Another study recommendation outlined the importance of education and training and noted the FCCG’s program for law enforcement, probation, and correctional authorities. A Chance for Change: Gambling Addiction & Crime is a training guide for legal, criminal justice and court professionals. The Program addresses the growing impacts of gambling addiction on crime and outlines common challenges and solutions. It further identifies viable and innovative approaches and alternatives to incarceration, restitution and rehabilitation for compulsive gamblers engaging in illegal activities and is available free of charge to any Florida based organization, institution, or professional. Interested persons need only contact the statewide HelpLine (888-ADMIT-IT) to obtain a free copy.

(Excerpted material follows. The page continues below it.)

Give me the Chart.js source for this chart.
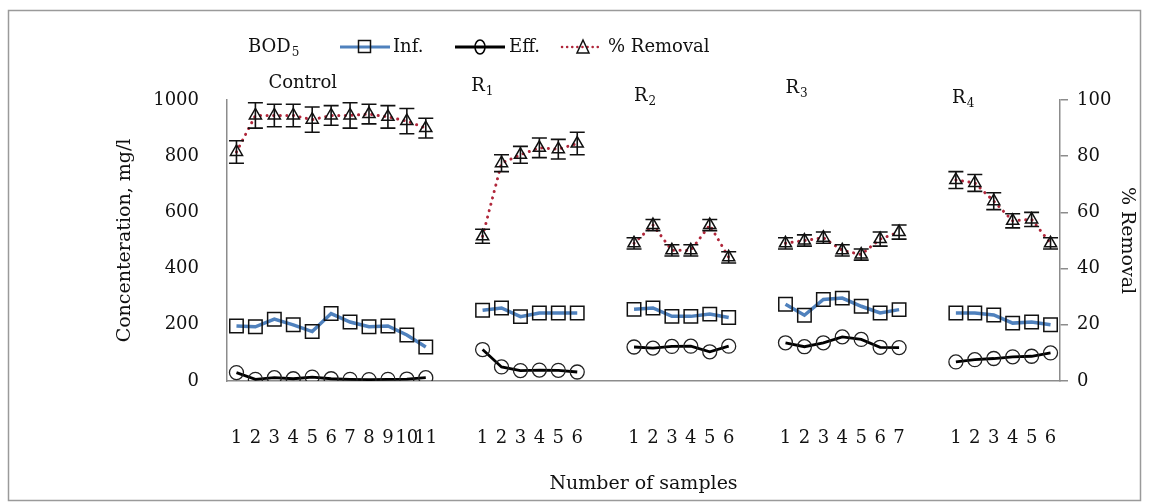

“It’s certainly valuable to identify factors that may have contributed to criminal activity,” said Florida Department of Law Enforcement (FDLE) Tampa Bay Special Agent in Charge Jim Madden. “The primary goal in public safety is to try to prevent criminal activity from occurring as well as to put in place the right resources to prevent future incidents.”
“Finally, the study concluded that 32.7% of the arrestee population identified as gamblers, per positive responses to the Lie/Bet Screen, should be referred for further assessment, diagnosis and/or treatment. We now have the ability to implement an early identification strategy that can reduce individual and family hardship, potentially lower recidivism rates and criminal justice costs, and provide services to offenders in need of assistance for a gambling problem. It’s a win-win strategy for law enforcement, governments, communities, and society as a whole,” concluded Paul R. Ashe, Esq. and President of the FCCG’s Board of Directors.
Data was collected on 1,445 arrestees over a 3-month period using the Lie/Bet Questionnaire, in which 959 arrestees agreed to volunteer this information (Volunteers). Additional booking data on the total sample of 1,445 was obtained via the Sheriff’s Office public access website. Interviews were conducted by trained graduate students from the University of South Florida’s Criminology Department and their supervisor who worked in shifts to maximize the kinds of arrest conditions from early morning to late at night covering a sample of each day throughout a week. Interviews were conducted in a private area out of the hearing of the other arrestees and staff. A Spanish version of the questionnaire was available for interviewers to use if necessary. Both questionnaires were pre-tested and modified prior to final approval. The time estimate for each interview was generally only about five minutes since much of the data was obtained or verified at the Sheriff’s website. (See Executive Summary and complete study for additional information, including questionnaires.)